Although they did not always express it this frankly, an underlying theme of those who opposed the court was mistrust for the moral fibre and the intellectual and jurisprudential acumen of regional judges. The more openly expressed concern, however, was for the independence of the CCJ, which the party continued to advance even after it was clear that the court was insulated against political intrusions.
Mr Golding's party guided a successful constitutional challenge at the Privy Council against Jamaica's participation in the CCJ as was then contemplated. The PM, though, would have had his mind concentrated by last October's complaint by Lord Nicholas Phillips, the chief justice of Britain's new Supreme Court, that Privy Council cases occupied too much of the time of his judges. He hinted at farming out some of these cases to judges of lower courts.
The JLP's retreat from its former positions may cause Mr Golding political discomfiture. More problematic, however, is how he manages the accession to the CCJ - assuming this is the course being contemplated - given the Privy Council's ruling that the CCJ first has to be constitutionally entrenched before it can be a superior court to Jamaica's Court of Appeal. This would require special parliamentary majorities and, ultimately, a referendum.
Standing Parliamentary committee
That seems doable. The People's National Party's is supposed to be a strong supporter of the CCJ, which it had a major hand in fashioning when it formed the government.
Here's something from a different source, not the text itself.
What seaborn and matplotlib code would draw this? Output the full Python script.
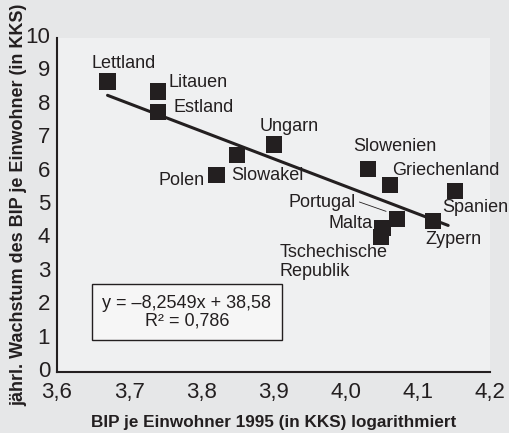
import pandas as pd
import matplotlib.pyplot as plt
import matplotlib.transforms as mtransforms
import seaborn as sns

sns.set_style("white")
plt.rcParams['font.family'] = ['Liberation Sans', 'DejaVu Sans']

# Data
countries = ["Lettland", "Litauen", "Estland", "Slowakei", "Polen", "Ungarn",
             "Slowenien", "Griechenland", "Spanien", "Portugal", "Malta",
             "Tschechische Republik", "Zypern"]
bip_log = [3.670, 3.740, 3.740, 3.850, 3.821, 3.901,
           4.031, 4.061, 4.151, 4.071, 4.051, 4.049, 4.121]
wachstum = [8.70, 8.40, 7.78, 6.51, 5.91, 6.81,
            6.09, 5.59, 5.41, 4.59, 4.31, 4.04, 4.51]

# Label placement (x, y, horizontal alignment, text)
labels = [
    (3.692, 9.23, "center", "Lettland"),
    (3.755, 8.68, "left", "Litauen"),
    (3.761, 7.93, "left", "Estland"),
    (3.841, 5.89, "left", "Slowakei"),
    (3.805, 5.74, "right", "Polen"),
    (3.922, 7.34, "center", "Ungarn"),
    (4.068, 6.74, "center", "Slowenien"),
    (4.064, 6.04, "left", "Griechenland"),
    (4.179, 4.94, "center", "Spanien"),
    (4.014, 5.07, "right", "Portugal"),
    (4.037, 4.46, "right", "Malta"),
    (3.908, 3.29, "left", "Tschechische\nRepublik"),
    (4.149, 3.97, "center", "Zypern"),
]

slope, intercept = -8.2549, 38.58
trend_x = [3.67, 4.142]

df = pd.DataFrame({"land": countries, "x": bip_log, "y": wachstum})
trend = pd.DataFrame({"x": trend_x, "y": [slope * v + intercept for v in trend_x]})

ink = "#231f20"
fig = plt.figure(figsize=(5.10, 4.33), dpi=100, facecolor="#e6e7e8")
ax = fig.add_axes([0.1118, 0.1409, 0.8490, 0.7713])
ax.set_facecolor("#eff0f1")

sns.lineplot(data=trend, x="x", y="y", color=ink, linewidth=2.2, ax=ax)
sns.scatterplot(data=df, x="x", y="y", marker="s", s=135, color=ink,
                edgecolor="none", ax=ax, zorder=3)

for lx, ly, ha, txt in labels:
    ax.text(lx, ly, txt, ha=ha, va="center", fontsize=13, color=ink,
            linespacing=1.1)

# leader line for Portugal
ax.plot([4.019, 4.056], [5.09, 4.81], color=ink, linewidth=0.6)

ax.text(3.780, 1.79, "y = \u20138,2549x + 38,58\nR\u00b2 = 0,786", ha="center", va="center",
        fontsize=13, color=ink, linespacing=1.0,
        bbox=dict(boxstyle="square,pad=0.6", facecolor="#f6f6f6", edgecolor=ink,
                  linewidth=1.0))

ax.set_xlim(3.6, 4.2)
ax.set_ylim(0, 10)
ax.set_xticks([3.6, 3.7, 3.8, 3.9, 4.0, 4.1, 4.2])
ax.set_xticklabels(["3,6", "3,7", "3,8", "3,9", "4,0", "4,1", "4,2"])
ax.set_yticks(range(0, 11))
ax.tick_params(axis="x", direction="in", length=6, width=1.2, labelsize=16, pad=7, color=ink,
               labelcolor=ink)
ax.tick_params(axis="y", direction="in", length=8, width=1.2, labelsize=16, pad=5, color=ink,
               labelcolor=ink)

# y tick labels sit slightly above their ticks
shift = mtransforms.ScaledTranslation(0, 0.03, fig.dpi_scale_trans)
for lab in ax.get_yticklabels():
    lab.set_transform(lab.get_transform() + shift)

for side in ["top", "right"]:
    ax.spines[side].set_visible(False)
for side in ["left", "bottom"]:
    ax.spines[side].set_color(ink)
    ax.spines[side].set_linewidth(1.5)

ax.set_xlabel("BIP je Einwohner 1995 (in KKS) logarithmiert", fontsize=12.3,
              fontweight="bold", color=ink)
ax.set_ylabel("jährl. Wachstum des BIP je Einwohner (in KKS)", fontsize=13,
              fontweight="bold", color=ink)
ax.xaxis.set_label_coords(0.5, -0.13)
ax.yaxis.set_label_coords(-0.068, 0.5)

fig.savefig("out.png", dpi=100, facecolor=fig.get_facecolor())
But strange things happen in politics.
Which is why we repeat our suggestion for the establishment of a standing parliamentary committee on security, legal and justice matters, through which there can be constant cross-party dialogue on critical issues - including the CCJ. Additionally, there is probably the need for a summit between Mr Golding and Opposition Leader Portia Simpson Miller to start to thaw the political freeze that has continued for too long.
Additionally, Mr Golding should unveil any new thinking on the CCJ to the Jamaican people before he takes it to CARICOM.